KING’S Ely’s GCSE Geography students could be found exploring part of the beautiful North Norfolk coastline.

The Year 10 Geographers were investigating their coastal case study for the ‘Distinctive Landscapes’ unit of work. It so happens that the case study in their textbook is of the North Norfolk coastline, no coincidence there being as it was written by King’s Ely’s very own Mr Parkinson!

Head of Geography at King’s Ely Senior, Helen Melville, said: “In Geography, we thrive on getting out and about in our environment to explore and investigate the topics we are covering. The new GCSE course provides many opportunities to do this and we have a trip or experience planned to link with each of the eight units covered across the two years.

“We started the day with a trip on a boat out to Blakeney Point spit. The spit is formed by longshore drift on the coastline and grows in length by around 20 metres a year. We all enjoyed a rather splashy boat ride and watching the seals laze on the beaches, and we investigated how the National Trust land on the spit is managed to reduce erosion and the impacts of visitors.

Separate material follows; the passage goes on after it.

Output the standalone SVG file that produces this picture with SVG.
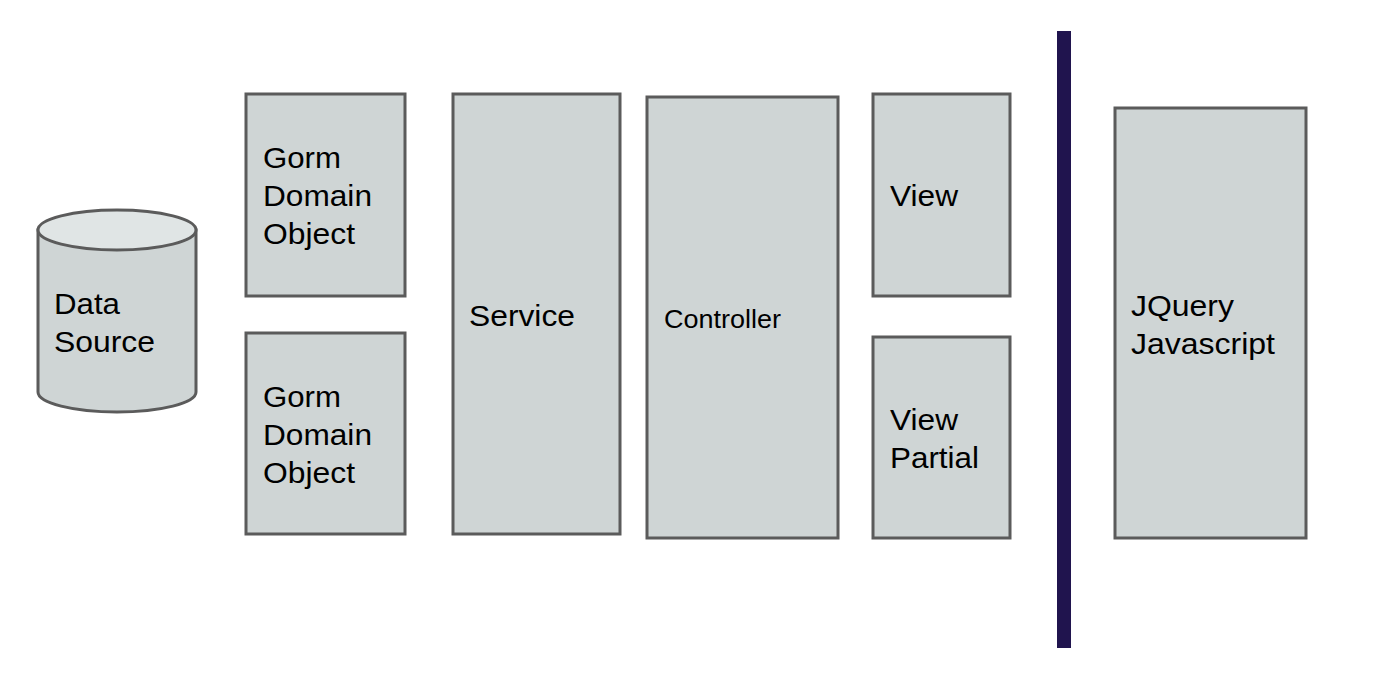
<svg xmlns="http://www.w3.org/2000/svg" width="1396" height="674" viewBox="0 0 1396 674">
<style>
.box{fill:#cfd5d5;stroke:#5b5b5b;stroke-width:3}
.top{fill:#e0e5e5;stroke:#5b5b5b;stroke-width:3}
.t{font-family:"Liberation Sans",Arial,sans-serif;font-size:29px;fill:#000}
.s{font-family:"Liberation Sans",Arial,sans-serif;font-size:25px;fill:#000}
</style>
<rect width="1396" height="674" fill="#ffffff"/>
<g id="datasource">
<path class="box" d="M38,230 L38,392 A79,20 0 0 0 196,392 L196,230 Z"/>
<ellipse class="top" cx="117" cy="230" rx="79" ry="20"/>
<text class="t" x="54" y="314" textLength="66" lengthAdjust="spacingAndGlyphs">Data</text>
<text class="t" x="54" y="352" textLength="101" lengthAdjust="spacingAndGlyphs">Source</text>
</g>
<g id="gorm1">
<rect class="box" x="246" y="94" width="159" height="202"/>
<text class="t" x="263" y="168" textLength="78" lengthAdjust="spacingAndGlyphs">Gorm</text>
<text class="t" x="263" y="206" textLength="109" lengthAdjust="spacingAndGlyphs">Domain</text>
<text class="t" x="263" y="244" textLength="92" lengthAdjust="spacingAndGlyphs">Object</text>
</g>
<g id="gorm2">
<rect class="box" x="246" y="333" width="159" height="201"/>
<text class="t" x="263" y="407" textLength="78" lengthAdjust="spacingAndGlyphs">Gorm</text>
<text class="t" x="263" y="445" textLength="109" lengthAdjust="spacingAndGlyphs">Domain</text>
<text class="t" x="263" y="483" textLength="92" lengthAdjust="spacingAndGlyphs">Object</text>
</g>
<g id="service">
<rect class="box" x="453" y="94" width="167" height="440"/>
<text class="t" x="469" y="326" textLength="106" lengthAdjust="spacingAndGlyphs">Service</text>
</g>
<g id="controller">
<rect class="box" x="647" y="97" width="191" height="441"/>
<text class="s" x="664" y="328" textLength="117" lengthAdjust="spacingAndGlyphs">Controller</text>
</g>
<g id="view">
<rect class="box" x="873" y="94" width="137" height="202"/>
<text class="t" x="890" y="206" textLength="68" lengthAdjust="spacingAndGlyphs">View</text>
</g>
<g id="viewpartial">
<rect class="box" x="873" y="337" width="137" height="201"/>
<text class="t" x="890" y="430" textLength="68" lengthAdjust="spacingAndGlyphs">View</text>
<text class="t" x="890" y="468" textLength="89" lengthAdjust="spacingAndGlyphs">Partial</text>
</g>
<g id="divider">
<rect x="1057" y="31" width="14" height="617" fill="#20144e"/>
</g>
<g id="jquery">
<rect class="box" x="1115" y="108" width="191" height="430"/>
<text class="t" x="1131" y="316" textLength="103" lengthAdjust="spacingAndGlyphs">JQuery</text>
<text class="t" x="1131" y="354" textLength="144" lengthAdjust="spacingAndGlyphs">Javascript</text>
</g>
<g id="connectors"></g>
</svg>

“We headed east next to Sheringham, an archetypal British seaside town. We completed observations of what the land along the coast was used for to determine the value obtained by protecting it with heavy sea defences. We studied the defences themselves, estimating the huge costs involved and whether their impact can be balanced against their unsightly looks and expense. Sheringham of course is well renowned for its fish and chips and mammoth selection of ice cream flavours so of course we made sure we had time for a quick sample of these culinary delights before we headed off!

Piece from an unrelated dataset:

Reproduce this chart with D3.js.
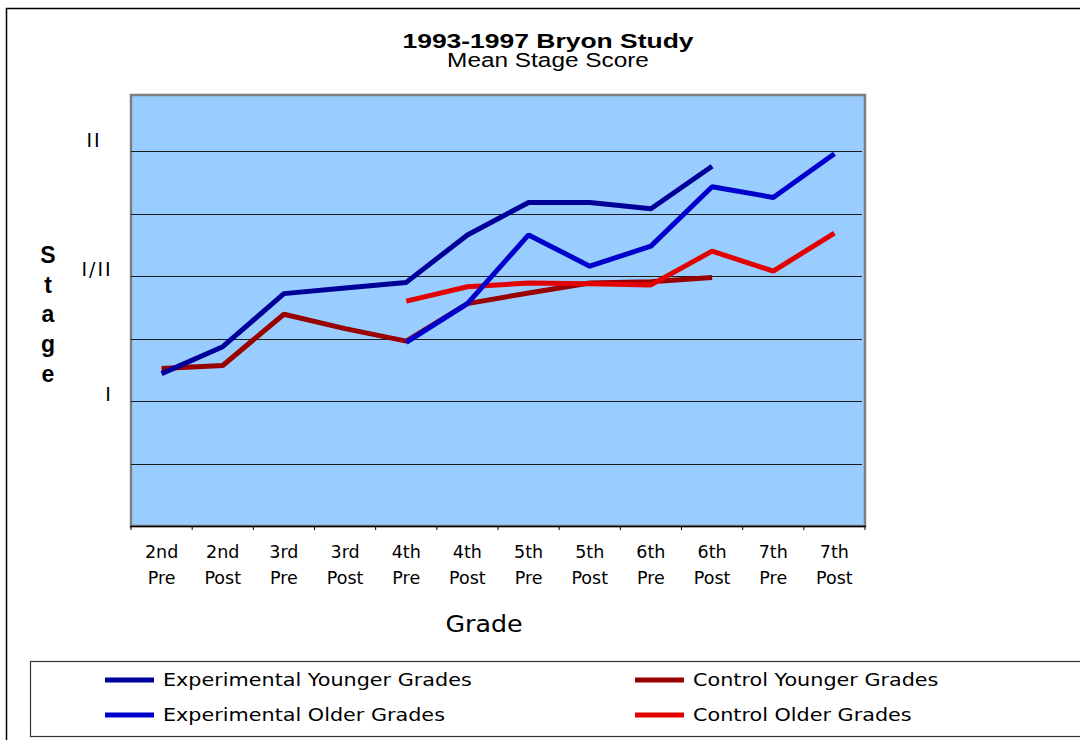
<!DOCTYPE html>
<html>
<head>
<meta charset="utf-8">
<script src="https://cdn.jsdelivr.net/npm/d3@7"></script>
<style>
  body { margin: 0; background: #fff; }
  svg { display: block; }
</style>
</head>
<body>
<svg width="1080" height="740"></svg>
<script>
// grades along the x axis ("grade + test")
var categories = ["2nd Pre", "2nd Post", "3rd Pre", "3rd Post", "4th Pre", "4th Post",
  "5th Pre", "5th Post", "6th Pre", "6th Post", "7th Pre", "7th Post"];

// mean stage scores (null = not measured)
var expYounger = [2.44, 2.87, 3.72, 3.81, 3.90, 4.66, 5.18, 5.18, 5.08, 5.76, null, null];
var expOlder   = [null, null, null, null, 2.94, 3.56, 4.66, 4.16, 4.48, 5.43, 5.26, 5.96];
var ctlYounger = [2.52, 2.57, 3.39, 3.16, 2.96, 3.56, 3.73, 3.89, 3.91, 3.98, null, null];
var ctlOlder   = [null, null, null, null, 3.60, 3.83, 3.89, 3.88, 3.86, 4.40, 4.08, 4.69];

var stageTicks = [2, 4, 6];
var stageLabels = ["I", "I/II", "II"];

var series = [
  { name: "Control Younger Grades", values: ctlYounger, color: "#990000" },
  { name: "Control Older Grades", values: ctlOlder, color: "#e30000" },
  { name: "Experimental Younger Grades", values: expYounger, color: "#000099" },
  { name: "Experimental Older Grades", values: expOlder, color: "#0000cc" }
];

var svg = d3.select("svg");
var plotLeft = 131, plotRight = 865, plotTop = 95, plotBottom = 526;

var x = d3.scaleBand().domain(categories).range([plotLeft, plotRight]);
var y = d3.scaleLinear().domain([0, 6.9]).range([plotBottom, plotTop]);

// text that is stretched horizontally like the original
function stretchText(parent, cx, cy, str, size, sx, font, weight, anchor) {
  return parent.append("g")
    .attr("transform", "translate(" + cx + "," + cy + ") scale(" + sx + ",1)")
    .append("text")
    .attr("text-anchor", anchor || "middle")
    .attr("font-family", font)
    .attr("font-size", size)
    .attr("font-weight", weight || "normal")
    .attr("fill", "#000")
    .text(str);
}

// outer chart frame
svg.append("rect")
  .attr("x", 6.5).attr("y", 8.5)
  .attr("width", 1100).attr("height", 800)
  .attr("fill", "#fff")
  .attr("stroke", "#000").attr("stroke-width", 1.5);

// titles
stretchText(svg, 548, 48, "1993-1997 Bryon Study", 21, 1.26, "Liberation Sans, Arial, sans-serif", "bold");
stretchText(svg, 548, 67, "Mean Stage Score", 19.5, 1.25, "Liberation Sans, Arial, sans-serif");

// plot area
svg.append("rect")
  .attr("x", plotLeft).attr("y", plotTop)
  .attr("width", plotRight - plotLeft).attr("height", plotBottom - plotTop)
  .attr("fill", "#99ccff")
  .attr("stroke", "#7f7f7f").attr("stroke-width", 2.5);

// gridlines
svg.append("g")
  .attr("transform", "translate(" + plotLeft + ",0)")
  .call(d3.axisLeft(y).tickValues(d3.range(1, 7)).tickSize(-(plotRight - plotLeft - 3)).tickFormat(""))
  .call(function (g) { g.select(".domain").remove(); })
  .selectAll("line")
  .attr("stroke", "#1a1a1a")
  .attr("shape-rendering", "crispEdges");

// x axis line and ticks between categories
var xAxis = svg.append("g");
xAxis.append("line")
  .attr("x1", plotLeft - 1).attr("x2", plotRight + 1)
  .attr("y1", plotBottom + 0.5).attr("y2", plotBottom + 0.5)
  .attr("stroke", "#000").attr("stroke-width", 1.5);
xAxis.selectAll(".tick")
  .data(categories.concat([null]))
  .enter().append("line")
  .attr("x1", function (d, i) { return i < categories.length ? x(d) : plotRight; })
  .attr("x2", function (d, i) { return i < categories.length ? x(d) : plotRight; })
  .attr("y1", plotBottom).attr("y2", plotBottom + 4)
  .attr("stroke", "#000").attr("stroke-width", 1);

var xl = xAxis.selectAll(".xlabel")
  .data(categories)
  .enter().append("text")
  .attr("class", "xlabel")
  .attr("text-anchor", "middle")
  .attr("font-family", "DejaVu Sans, Verdana, sans-serif")
  .attr("font-size", 17.5)
  .attr("fill", "#000");
xl.append("tspan")
  .attr("x", function (d) { return x(d) + x.bandwidth() / 2; })
  .attr("y", 558)
  .text(function (d) { return d.split(" ")[0]; });
xl.append("tspan")
  .attr("x", function (d) { return x(d) + x.bandwidth() / 2; })
  .attr("y", 584)
  .text(function (d) { return d.split(" ")[1]; });

stretchText(svg, 484, 632, "Grade", 23, 1.1, "DejaVu Sans, Verdana, sans-serif");

// stage labels
var labelX = [109, 97, 94];
svg.selectAll(".ylabel")
  .data(stageTicks)
  .enter().append("text")
  .attr("class", "ylabel")
  .attr("x", function (d, i) { return labelX[i]; })
  .attr("y", function (d, i) { return y(d) - (i === 2 ? 4 : 0); })
  .attr("text-anchor", "middle")
  .attr("font-family", "DejaVu Sans, Verdana, sans-serif")
  .attr("font-size", 19)
  .attr("letter-spacing", 2)
  .attr("fill", "#000")
  .text(function (d, i) { return stageLabels[i]; });

// vertical "Stage"
svg.append("g").selectAll("text")
  .data("Stage".split(""))
  .enter().append("text")
  .attr("x", 48)
  .attr("y", function (d, i) { return 263 + i * 29.7; })
  .attr("text-anchor", "middle")
  .attr("font-family", "Liberation Sans, Arial, sans-serif")
  .attr("font-weight", "bold")
  .attr("font-size", 23)
  .attr("fill", "#000")
  .text(function (d) { return d; });

// series lines
var line = d3.line()
  .defined(function (d) { return d != null; })
  .x(function (d, i) { return x(categories[i]) + x.bandwidth() / 2; })
  .y(function (d) { return y(d); });

svg.append("g").selectAll("path")
  .data(series)
  .enter().append("path")
  .attr("d", function (d) { return line(d.values); })
  .attr("fill", "none")
  .attr("stroke", function (d) { return d.color; })
  .attr("stroke-width", 5)
  .attr("stroke-linejoin", "bevel");

// legend
svg.append("rect")
  .attr("x", 30.5).attr("y", 661.5)
  .attr("width", 1100).attr("height", 75)
  .attr("fill", "#fff")
  .attr("stroke", "#333").attr("stroke-width", 1.2);

var legendOrder = [2, 0, 3, 1];
var legendPos = [[105, 680], [635, 680], [105, 715], [635, 715]];
legendOrder.forEach(function (si, k) {
  var s = series[si], p = legendPos[k];
  svg.append("line")
    .attr("x1", p[0]).attr("x2", p[0] + 49)
    .attr("y1", p[1]).attr("y2", p[1])
    .attr("stroke", s.color).attr("stroke-width", 5);
  stretchText(svg, p[0] + 58, p[1] + 6, s.name, 17, 1.22, "DejaVu Sans, Verdana, sans-serif", "normal", "start");
});
</script>
</body>
</html>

“We then traveled to Overstrand where, despite sea defences, the erosion of the coast is still quite severe. We investigated the underlying geology that contributes to the rates of erosion and again, looked at the land values and evaluated the defences in order to compare them with those at Sheringham. We had a go at completing some field sketches of the cliff slumping and engineering methods before heading home and considered how the coast is shaped in places where there are no sea defences. Students commented that they had really enjoyed a day outside the classroom and that seeing the landscapes and processes for themselves was an invaluable learning experience.”